Having celebrated the feasts of the Holy Trinity and Corpus Christi on the heels of Pentecost, we now settle into Ordinary Time a bit more this weekend.  However, though our festive season may have passed, we continue to have set before us the reality of who Jesus Christ is and what He means for us.

In today’s Gospel reading from Luke, we meet Jesus and the disciples as they are approaching a small Galilean village called Nain.  As they are near the edge of the village, mention is made that they are near the city gate.  This is significant because Luke is making connection to the Old Testament practice of having seats of judgement located at the city gates.  It was here that disputes would be resolved for the people of Israel.  Therefore, let us look at today’s gospel event as a resolution of conflict.

The conflict: a widow has lost her only son.  In those days, what this meant for her is that her very life is at risk.  For having lost her only two providers, her husband and son, she will now be completely dependent upon the community to provide for her.  Therefore, in a very real way, the difficulties of the human experience are brought before our eyes in order that we may see the response of Jesus.  Luke tells us that the response of Jesus was compassion.  The word “compassion” means, literally, to suffer with another.  Confronted by the suffering of another, Jesus chooses to suffer with her, which he continues to do with each and every one of us who allow him to approach us in difficult times.  But not only does Jesus suffer along with us in our moments of trial, he transforms these moments.

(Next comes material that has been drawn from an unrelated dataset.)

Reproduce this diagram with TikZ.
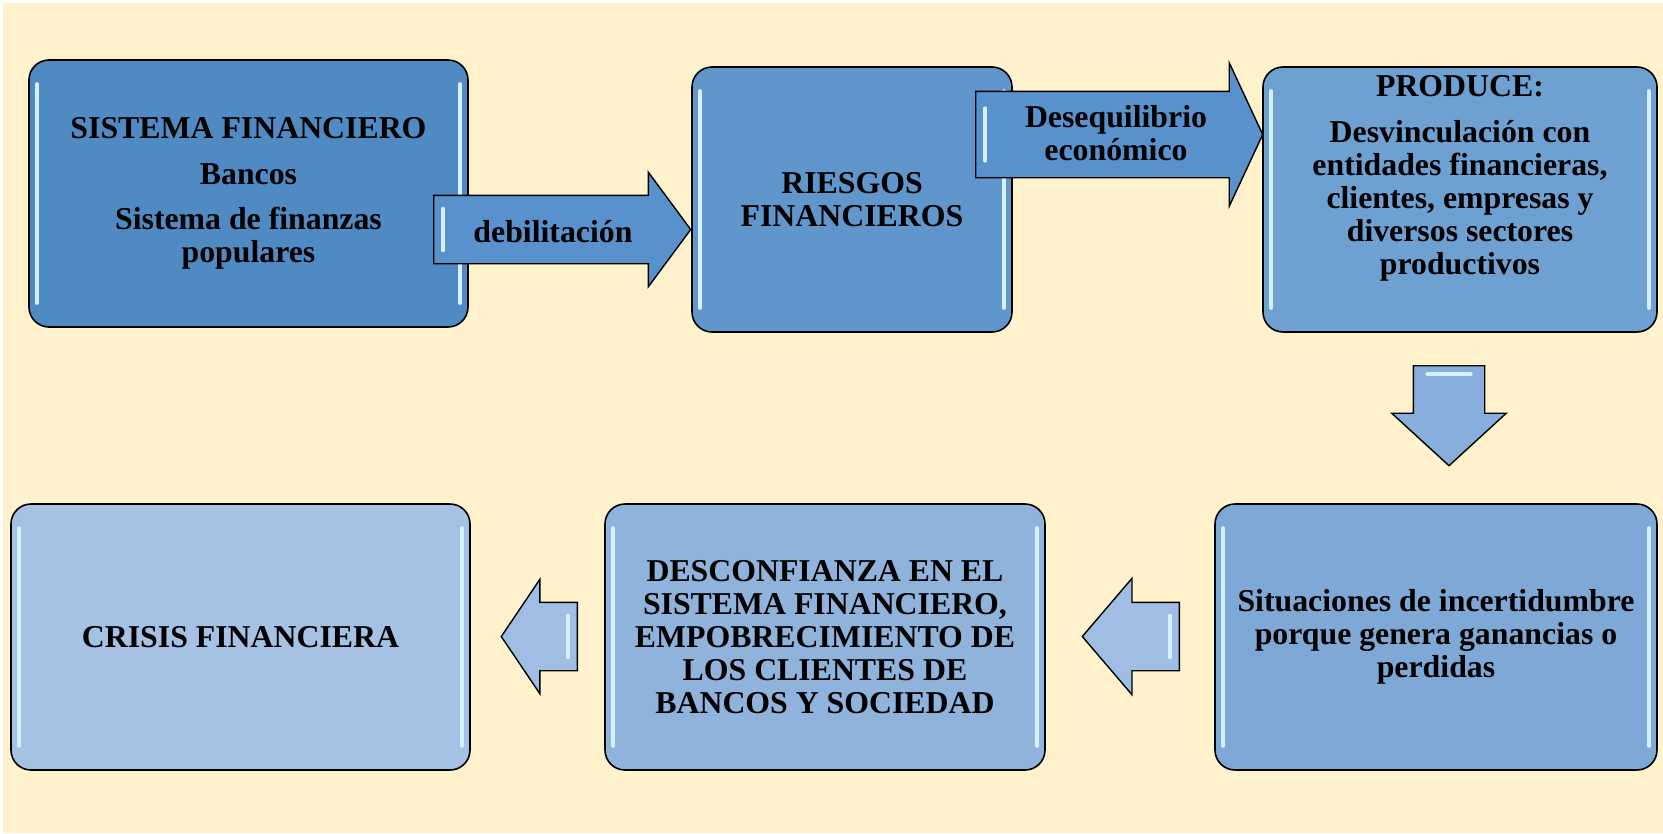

Approaching the bier, Jesus touches it, and commands the dead body to rise.  This is reminiscent of the work of God in creation, Who spoke all things into existence.  By relating this miracle, Luke, then, is sending a very clear message: this man is indeed God.  My friends, it is precisely that we might not have to experience the lasting affect of death that the Son of God came into the world!  But it is not only the death at the end of life that God desires to liberate us from, it is the death that sin causes here and now as well.  Like the widow’s son, today we too are called to life by the Savior, who gives us breath that we may resolve the conflicts around us as we imitate His love.